Article Written By Louie Dib
Tuesday | 26 November, 2024

Why Your Clients Shouldn’t Compare by Interest Rates With Car Finance

When helping clients with car finance decisions, customers usually emphasize interest rates as a key comparison factor. But this can be misleading if it misses the overall loan costs. It’s important to grasp how finance rates are set up and what they mean to make well-informed suggestions. This article will explain why just looking at interest rates might not give you the full picture of car finance options.

The Hidden Aspects of Car Finance Offers

Dealerships often catch your eye with attractive interest rates. While these rates can seem competitive, they don’t always tell the whole story. The quoted rate might not include extra costs that can really affect the total loan expense. Think about this:

Establishment Fees

Lenders might charge some upfront fees to set up the loan, which can bump up the total cost quite a bit. Since this fee can vary, it’s important to shop around and compare different offers before deciding.

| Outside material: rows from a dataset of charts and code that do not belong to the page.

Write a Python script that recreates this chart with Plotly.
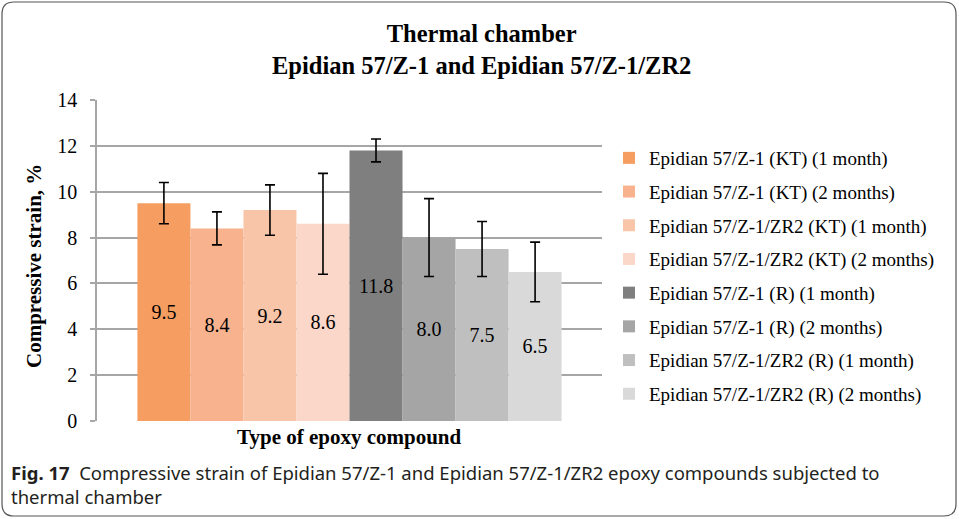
import plotly.graph_objects as go

# data
series = [
    'Epidian 57/Z-1 (KT) (1 month)',
    'Epidian 57/Z-1 (KT) (2 months)',
    'Epidian 57/Z-1/ZR2 (KT) (1 month)',
    'Epidian 57/Z-1/ZR2 (KT) (2 months)',
    'Epidian 57/Z-1 (R) (1 month)',
    'Epidian 57/Z-1 (R) (2 months)',
    'Epidian 57/Z-1/ZR2 (R) (1 month)',
    'Epidian 57/Z-1/ZR2 (R) (2 months)',
]
strain = [9.5, 8.4, 9.2, 8.6, 11.8, 8.0, 7.5, 6.5]
errors = [0.9, 0.72, 1.1, 2.2, 0.5, 1.7, 1.2, 1.3]
colors = ['#F69E61', '#F8B28E', '#F9C5A8', '#FAD7C8',
          '#7F7F7F', '#A5A5A5', '#BFBFBF', '#D9D9D9']
y_ticks = [0, 2, 4, 6, 8, 10, 12, 14]

SERIF = 'Liberation Serif'

# plot area in pixels (959 x 519 page)
L, R, T, B = 97, 602, 100, 421
W, H = 959, 519


def px_x(px):
    return (px - L) / (R - L)


def px_y(py):
    return (B - py) / (B - T)


fig = go.Figure()

for name, val, err, col in zip(series, strain, errors, colors):
    fig.add_trace(go.Bar(
        x=['Type of epoxy compound'],
        y=[val],
        name=name,
        legendgroup=name,
        marker=dict(color=col, line=dict(width=0)),
        error_y=dict(type='data', array=[err], color='black',
                     thickness=1.6, width=5),
        text=[val],
        texttemplate='%{y:.1f}',
        textposition='inside',
        insidetextanchor='middle',
        textangle=0,
        textfont=dict(family=SERIF, size=20, color='black'),
        hoverinfo='skip',
    ))

# rounded outer frame
x0, y0, x1, y1, r = 2, 2, 956, 516, 12
pts = [(x0 + r, y0), (x1 - r, y0), (x1, y0), (x1, y0 + r), (x1, y1 - r),
       (x1, y1), (x1 - r, y1), (x0 + r, y1), (x0, y1), (x0, y1 - r),
       (x0, y0 + r), (x0, y0), (x0 + r, y0)]
P = [(px_x(a), px_y(b)) for a, b in pts]
path = (f'M {P[0][0]},{P[0][1]} L {P[1][0]},{P[1][1]} Q {P[2][0]},{P[2][1]} {P[3][0]},{P[3][1]} '
        f'L {P[4][0]},{P[4][1]} Q {P[5][0]},{P[5][1]} {P[6][0]},{P[6][1]} '
        f'L {P[7][0]},{P[7][1]} Q {P[8][0]},{P[8][1]} {P[9][0]},{P[9][1]} '
        f'L {P[10][0]},{P[10][1]} Q {P[11][0]},{P[11][1]} {P[12][0]},{P[12][1]} Z')

fig.update_layout(
    width=W, height=H,
    margin=dict(l=L, r=W - R, t=T, b=H - B, autoexpand=False),
    paper_bgcolor='white',
    plot_bgcolor='white',
    barmode='group',
    bargap=0.16,
    bargroupgap=0,
    showlegend=True,
    font=dict(family=SERIF, size=18, color='black'),
    xaxis=dict(
        showticklabels=False,
        showgrid=False,
        zeroline=False,
        showline=False,
    ),
    yaxis=dict(
        range=[0, 14],
        tickvals=y_ticks,
        gridcolor='#A6A6A6',
        gridwidth=1.5,
        zeroline=False,
        showline=True,
        linecolor='#A6A6A6',
        linewidth=1.5,
        ticks='outside',
        ticklen=5,
        tickwidth=1.5,
        tickcolor='#A6A6A6',
        ticklabelstandoff=9,
        automargin=False,
        tickfont=dict(family=SERIF, size=20, color='black'),
    ),
    legend=dict(
        x=px_x(609), xanchor='left',
        y=px_y(139), yanchor='top',
        font=dict(family=SERIF, size=19, color='black'),
        tracegroupgap=6,
        bgcolor='rgba(0,0,0,0)',
        itemwidth=30,
    ),
    shapes=[dict(type='path', xref='paper', yref='paper', path=path,
                 line=dict(color='#555555', width=1.2), layer='above')],
    annotations=[
        dict(text='<b>Thermal chamber<br>Epidian 57/Z-1 and Epidian 57/Z-1/ZR2</b>',
             x=px_x(481), y=px_y(49), xref='paper', yref='paper',
             xanchor='center', yanchor='middle',
             showarrow=False, font=dict(family=SERIF, size=24.5)),
        dict(text='<b>Compressive strain, %</b>', textangle=-90,
             x=px_x(34), y=px_y(266), xref='paper', yref='paper',
             xanchor='center', yanchor='middle',
             showarrow=False, font=dict(family=SERIF, size=21)),
        dict(text='<b>Type of epoxy compound</b>',
             x=px_x(349), y=px_y(437), xref='paper', yref='paper',
             xanchor='center', yanchor='middle',
             showarrow=False, font=dict(family=SERIF, size=21)),
        dict(text='<b>Fig. 17</b>  Compressive strain of Epidian 57/Z-1 and Epidian 57/Z-1/ZR2 '
                  'epoxy compounds subjected to<br>thermal chamber',
             x=px_x(9), y=px_y(458), xref='paper', yref='paper',
             xanchor='left', yanchor='top', align='left',
             showarrow=False,
             font=dict(family='Noto Sans', size=18.5, color='#231F20')),
    ],
)

fig.write_html('out.html', config={'displayModeBar': False},
               post_script="document.body.style.margin='0';")
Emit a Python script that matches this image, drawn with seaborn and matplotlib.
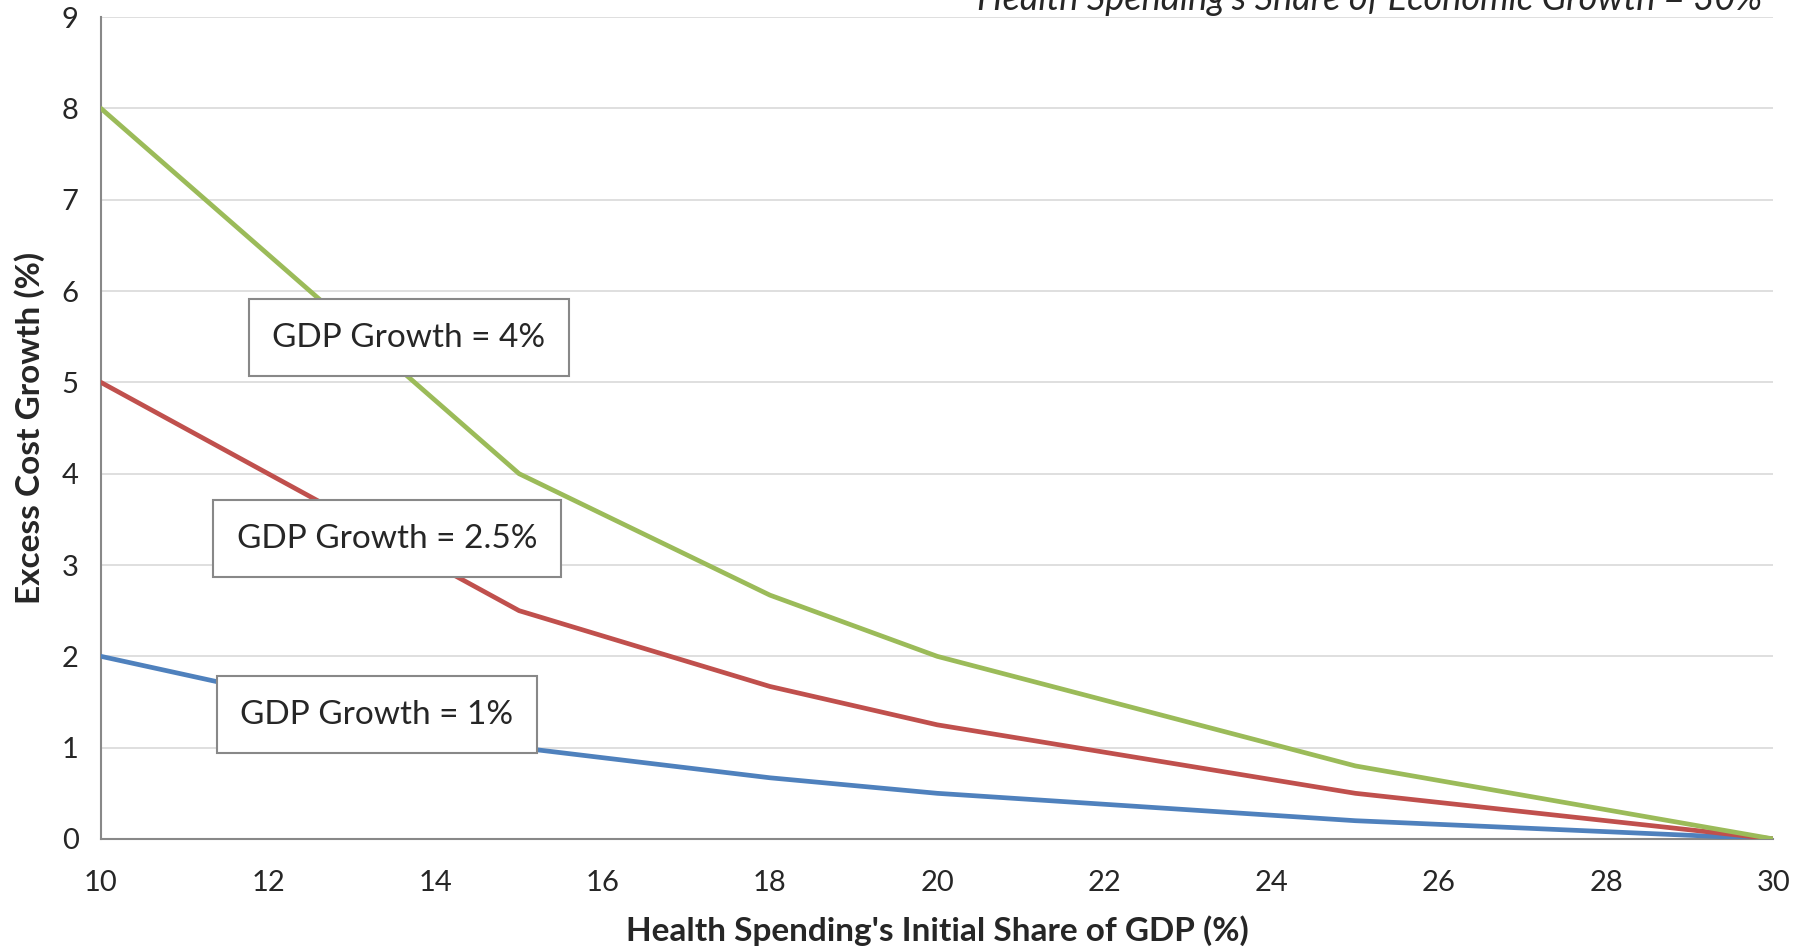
import seaborn as sns
import matplotlib.pyplot as plt
import pandas as pd

# Values
share = [10, 15, 18, 20, 25, 30]
growth_1 = [2.0, 1.0, 0.67, 0.5, 0.2, 0.0]
growth_25 = [5.0, 2.5, 1.67, 1.25, 0.5, 0.0]
growth_4 = [8.0, 4.0, 2.67, 2.0, 0.8, 0.0]
series = ['GDP Growth = 1%', 'GDP Growth = 2.5%', 'GDP Growth = 4%']
colors = ['#4F81BD', '#C0504D', '#9BBB59']
label_pos = [(13.3, 1.36), (13.42, 3.29), (13.68, 5.49)]

df = pd.concat([
    pd.DataFrame({'share': share, 'ecg': vals, 'series': name})
    for name, vals in zip(series, [growth_1, growth_25, growth_4])
])

sns.set_style("white")
plt.rcParams['font.family'] = ['Lato', 'DejaVu Sans']

fig = plt.figure(figsize=(18.06, 9.51), dpi=100)
ax = fig.add_axes([0.0559, 0.1178, 0.9261, 0.8642])

sns.lineplot(data=df, x='share', y='ecg', hue='series', hue_order=series,
             palette=colors, linewidth=3.4, legend=False, ax=ax, zorder=3)

ax.set_xlim(10, 30)
ax.set_ylim(0, 9)
ax.set_xticks(range(10, 31, 2))
ax.set_yticks(range(0, 10))
ax.yaxis.grid(True, color='#D9D9D9', linewidth=1.2)
ax.set_axisbelow(True)
for s in ['top', 'right']:
    ax.spines[s].set_visible(False)
for s in ['left', 'bottom']:
    ax.spines[s].set_color('#888888')
    ax.spines[s].set_linewidth(1.5)
ax.tick_params(axis='x', direction='out', length=8, color='#888888', width=1.2,
               labelsize=21, pad=14)
ax.tick_params(axis='y', length=0, labelsize=21, pad=16)

ax.set_xlabel("Health Spending's Initial Share of GDP (%)", fontsize=24,
              fontweight='bold', labelpad=14)
ax.set_ylabel('Excess Cost Growth (%)', fontsize=24, fontweight='bold', labelpad=12)

for name, (x, y) in zip(series, label_pos):
    ax.text(x, y, name, fontsize=24, ha='center', va='center', zorder=5,
            bbox=dict(boxstyle='square,pad=0.7', facecolor='white',
                      edgecolor='#888888', linewidth=1.5))

fig.text(0.9757, 1.0, "Health Spending's Share of Economic Growth = 30%",
         fontsize=26, style='italic', ha='right', va='center')

plt.savefig('out.png', dpi=100)
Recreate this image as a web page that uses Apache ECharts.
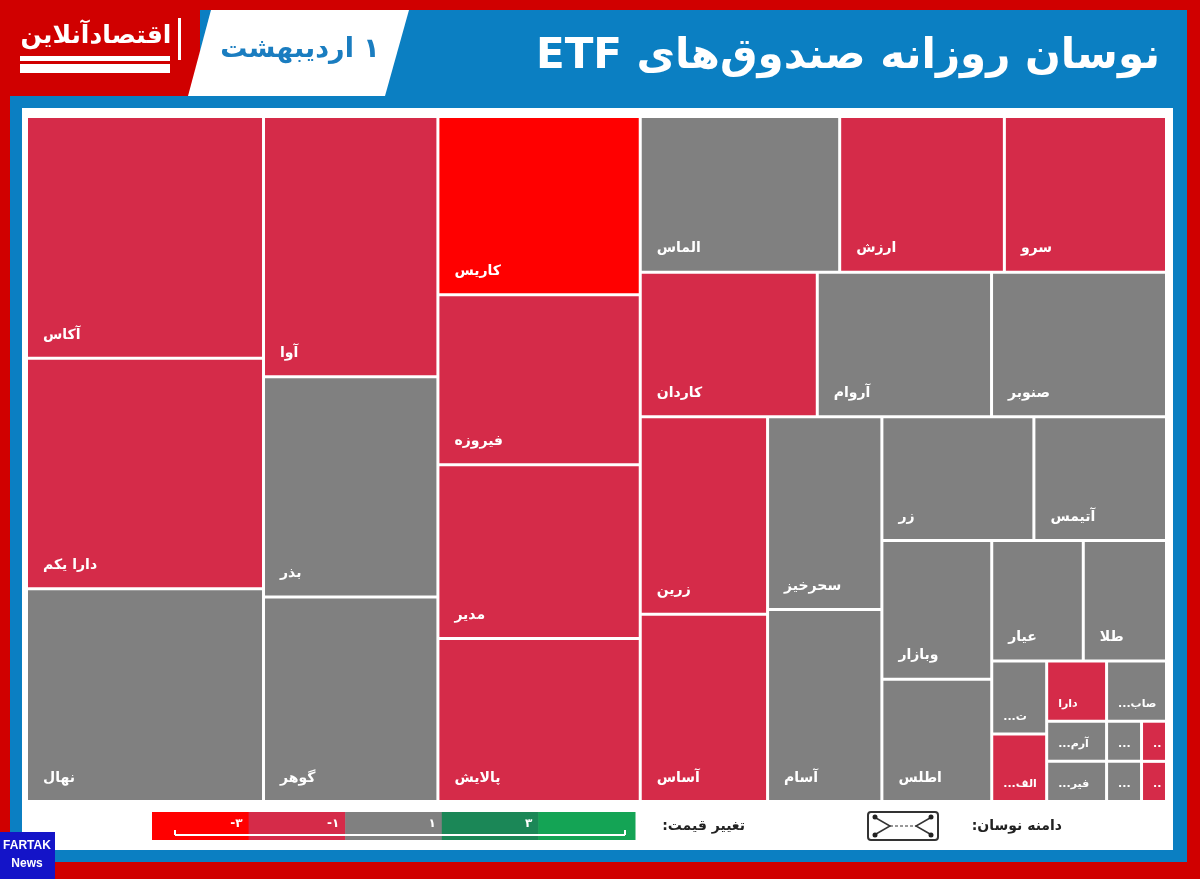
<!DOCTYPE html>
<html>
<head>
<meta charset="utf-8">
<script src="https://cdn.jsdelivr.net/npm/echarts@6/dist/echarts.min.js"></script>
<style>
html,body{margin:0;padding:0;background:#D00000;}
#chart{width:1200px;height:879px;}
</style>
</head>
<body>
<div id="chart" dir="rtl"></div>
<script>
// ---- data ----
const leafNames = ['آکاس','دارا یکم','نهال','آوا','بذر','گوهر','کاریس','فیروزه','مدیر','پالایش',
  'الماس','ارزش','سرو','کاردان','آروام','صنوبر','زرین','آساس','سحرخیز','آسام',
  'زر','آتیمس','وبازار','اطلس','عیار','طلا','ت...','الف...','دارا','صاب...',
  'آرم...','فیر...','...','...','...','...'];
const leafSizes = [572,545,503, 453,383,356, 360,343,351,329,
  310,256,252, 255,251,252, 251,238, 220,219,
  188,164, 152,134, 110,100, 40,37, 36,36,
  24,24, 14,10, 14,10];
const leafChanges = [-1.6,-1.4,-0.3, -1.5,-0.2,-0.5, -3.4,-1.8,-1.3,-1.7,
  -0.6,-1.2,-1.1, -1.9,-0.4,-0.7, -1.5,-1.6, -0.5,-0.3,
  0.1,-0.2, -0.6,-0.4, 0.2,0.1, -0.3,-1.2, -1.3,-0.5,
  -0.2,-0.1, -0.4,-1.1, -0.2,-1.4];
const leafBlocks = ['a','a','a','b','b','b','c','c','c','c',
  'd.1','d.1','d.1','d.2','d.2','d.2','d.3','d.3','d.4','d.4',
  'd.5','d.5','d.6','d.6','d.7','d.7','d.8','d.8','d.9','d.9',
  'd.10','d.10','d.11','d.11','d.12','d.12'];

const legendColors = ['#FF0000','#D52B49','#808080','#1B8757','#14A455'];
const legendTicks = ['۳-','۱-','۱','۳'];
const legendThresholds = [-3,-1,1,3];

const titleText = 'نوسان روزانه صندوق‌های ETF';
const dateText = '۱ اردیبهشت';
const FONT = '"DejaVu Sans"';

function colorOf(c){
  let i = 0;
  while (i < legendThresholds.length && c > legendThresholds[i]) i++;
  return legendColors[i];
}

// build hierarchy
const root = [];
const nodeMap = {};
leafNames.forEach((n, i) => {
  const parts = leafBlocks[i].split('.');
  let children = root;
  let key = '';
  parts.forEach(p => {
    key = key ? key + '.' + p : p;
    if (!nodeMap[key]) {
      nodeMap[key] = {name: 'g' + key, children: []};
      children.push(nodeMap[key]);
    }
    children = nodeMap[key].children;
  });
  const small = leafSizes[i] < 60;
  children.push({
    name: n,
    value: leafSizes[i],
    change: leafChanges[i],
    itemStyle: {color: colorOf(leafChanges[i])},
    label: small ? {fontSize: 11, distance: 5} : {}
  });
});

// legend graphics
const lgX = 152, lgY = 812, lgW = 483, lgH = 28;
const segW = lgW / legendColors.length;
const legendGraphics = [];
legendColors.forEach((c, i) => {
  legendGraphics.push({type:'rect', shape:{x: lgX + i*segW, y: lgY, width: segW + 0.5, height: lgH}, style:{fill: c}});
});
legendTicks.forEach((t, i) => {
  const bx = lgX + (i+1)*segW;
  legendGraphics.push({type:'text', style:{text: t, x: bx - 6, y: lgY + 12, align:'right', verticalAlign:'middle',
    fill:'#fff', font:'bold 12px ' + FONT}});
});
legendGraphics.push({type:'line', shape:{x1: 175, y1: 835, x2: 625, y2: 835}, style:{stroke:'#fff', lineWidth: 2}});
legendGraphics.push({type:'line', shape:{x1: 175, y1: 830, x2: 175, y2: 835}, style:{stroke:'#fff', lineWidth: 2}});
legendGraphics.push({type:'line', shape:{x1: 625, y1: 830, x2: 625, y2: 835}, style:{stroke:'#fff', lineWidth: 2}});

const chart = echarts.init(document.getElementById('chart'));
chart.setOption({
  backgroundColor: '#D00000',
  animation: false,
  graphic: [
    {type:'rect', z:0, shape:{x:10, y:10, width:1177, height:852}, style:{fill:'#0B7FC2'}},
    {type:'rect', z:0, shape:{x:0, y:0, width:200, height:96}, style:{fill:'#D00000'}},
    {type:'polygon', z:0, shape:{points:[[211,10],[409,10],[385,96],[188,96]]}, style:{fill:'#fff'}},
    {type:'rect', z:0, shape:{x:22, y:108, width:1151, height:742}, style:{fill:'#fff'}},
    {type:'text', z:1, style:{text: titleText, x:1160, y:57, align:'right', verticalAlign:'middle', fill:'#fff', font:'bold 42px ' + FONT}},
    {type:'text', z:1, style:{text: dateText, x:300, y:50, align:'center', verticalAlign:'middle', fill:'#1A7DC0', font:'bold 27px ' + FONT}},
    {type:'text', z:1, style:{text: 'اقتصادآنلاین', x:96, y:36, align:'center', verticalAlign:'middle', fill:'#fff', font:'bold 25px ' + FONT}},
    {type:'rect', z:1, shape:{x:20, y:56, width:150, height:5}, style:{fill:'#fff'}},
    {type:'rect', z:1, shape:{x:20, y:64, width:150, height:9}, style:{fill:'#fff'}},
    {type:'rect', z:1, shape:{x:178, y:18, width:3, height:42}, style:{fill:'#fff'}},
    // legend labels
    {type:'text', z:1, style:{text:'تغییر قیمت:', x:745, y:826, align:'right', verticalAlign:'middle', fill:'#222', font:'bold 14px ' + FONT}},
    {type:'text', z:1, style:{text:'دامنه نوسان:', x:1062, y:826, align:'right', verticalAlign:'middle', fill:'#222', font:'bold 14px ' + FONT}},
    {type:'rect', z:1, shape:{x:868, y:812, width:70, height:28, r:3}, style:{fill:'#fff', stroke:'#333', lineWidth:2}},
    {type:'polyline', z:1, shape:{points:[[876,818],[890,826],[876,834]]}, style:{stroke:'#333', lineWidth:1.5, fill:null}},
    {type:'polyline', z:1, shape:{points:[[930,818],[916,826],[930,834]]}, style:{stroke:'#333', lineWidth:1.5, fill:null}},
    {type:'line', z:1, shape:{x1:890, y1:826, x2:916, y2:826}, style:{stroke:'#333', lineWidth:1, lineDash:[3,2]}},
    {type:'circle', z:1, shape:{cx:875, cy:817, r:2.5}, style:{fill:'#222'}},
    {type:'circle', z:1, shape:{cx:931, cy:817, r:2.5}, style:{fill:'#222'}},
    {type:'circle', z:1, shape:{cx:875, cy:835, r:2.5}, style:{fill:'#222'}},
    {type:'circle', z:1, shape:{cx:931, cy:835, r:2.5}, style:{fill:'#222'}},
    // watermark badge
    {type:'rect', z:5, shape:{x:0, y:832, width:55, height:47}, style:{fill:'#1414C8'}},
    {type:'text', z:6, style:{text:'FARTAK', x:27, y:846, align:'center', verticalAlign:'middle', fill:'#fff', font:'bold 12px "Liberation Sans Narrow", "Liberation Sans"'}},
    {type:'text', z:6, style:{text:'News', x:27, y:864, align:'center', verticalAlign:'middle', fill:'#fff', font:'bold 12px "Liberation Sans Narrow", "Liberation Sans"'}}
  ].concat(legendGraphics.map(g => Object.assign({z:1}, g))),
  series: [{
    type: 'treemap',
    left: 28, top: 118, width: 1137, height: 682,
    roam: false,
    nodeClick: false,
    sort: false,
    squareRatio: 1e-6,
    visibleMin: 0,
    breadcrumb: {show: false},
    itemStyle: {gapWidth: 3, borderWidth: 0, borderColor: '#fff'},
    upperLabel: {show: false},
    label: {
      show: true, position: 'insideBottomLeft', distance: 10,
      color: '#fff', fontSize: 14, fontWeight: 'bold', fontFamily: 'DejaVu Sans',
      formatter: '{b}'
    },
    emphasis: {disabled: true},
    data: root
  }]
});
</script>
</body>
</html>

Dealer Origination Fees and Commissions

Dealers might add origination fees or get commissions for setting up the loan, and these aren’t always mentioned when they give rates. This fee is typically a percentage of the total loan amount and can really bump up the overall cost.

Insurance Costs

Some loans come with required or optional insurances that can hide the true cost if not accounted for. This might include payment protection insurance, gap insurance, and extended warranties. These can often have high premiums, increasing the total loan cost.

Because of these added fees, the initial appealing rate might not show the actual financial burden of the loan. If these factors aren’t considered, borrowers might end up making choices that cost more than expected.

The Role of Loan Term Length in Total Cost

Aside from hidden fees, the length of a loan term really affects the total cost of a car finance deal. Longer loan terms might lower your monthly payments, but you’ll end up paying more interest over time. On the flip side, shorter loan terms could mean higher monthly payments but save you money on interest in the long run. It’s crucial to think about both interest rates and loan terms when looking at car finance offers. Clients should weigh their options and figure out which combo gives them the best deal for financing their new vehicle.

The Importance of Monthly Repayments

To better understand the total cost of car finance, clients should pay attention to the monthly repayment amount. This number usually covers all the related fees and gives a clearer picture of the loan’s true cost.

By looking at monthly repayments, you can figure out the total interest payable and more easily compare financing options. This insight helps you see which option offers real value. A lower interest rate might seem cheaper initially, but it might not be once you factor in all the fees and costs.

How to Spot Hidden Fees in Car Finance Agreements

To dodge hidden fees and get a clear picture of the total cost of car finance, clients should take a close look at loan agreements before signing. Some usual spots where hidden fees might sneak in include:

  • Origination Fees: These are charged by lenders to cover the cost of processing and administering a loan.
  • Prepayment Penalties: Some loans charge a fee for paying off the balance early.
  • Documentation Fees: Also known as doc fees, these are charged by dealerships for preparing paperwork related to the sale.
  • Title and Registration Fees: These costs vary depending on location and are often included in the overall price of a vehicle, but it’s essential to confirm this with the dealership.

Clients should watch out for extra fees or charges, like insurance premiums or extras such as extended warranties. Taking the time to go through the loan agreement and asking questions can help spot and avoid any hidden fees.

Informing Your Clients’ Decisions

When advising clients, encourage them to look beyond the interest rate and consider the complete structure of the loan. By focusing on total repayments and interest payable, you can guide them to choose options that align with their financial interests.

In short, just looking at the quoted interest rates for car finance can be misleading. Help your clients make informed decisions by looking at the total cost, including all fees and monthly payments. This thorough approach will show you’re a trusted advisor who cares about their long-term financial well-being.

At Asset Alley, we get how crucial transparency is and make sure our clients have all the info they need to make smart choices. That’s why we break down all fees and charges linked to our asset finance options. We believe that a well-informed client is a happy client, and we aim to build lasting relationships based on trust and openness.

So, when you’re advising a client on car finance, remember to highlight the importance of thoroughly reviewing loan agreements and not just focusing on the interest rate. This way, you’ll protect your clients’ financial interests and strengthen your relationship with them.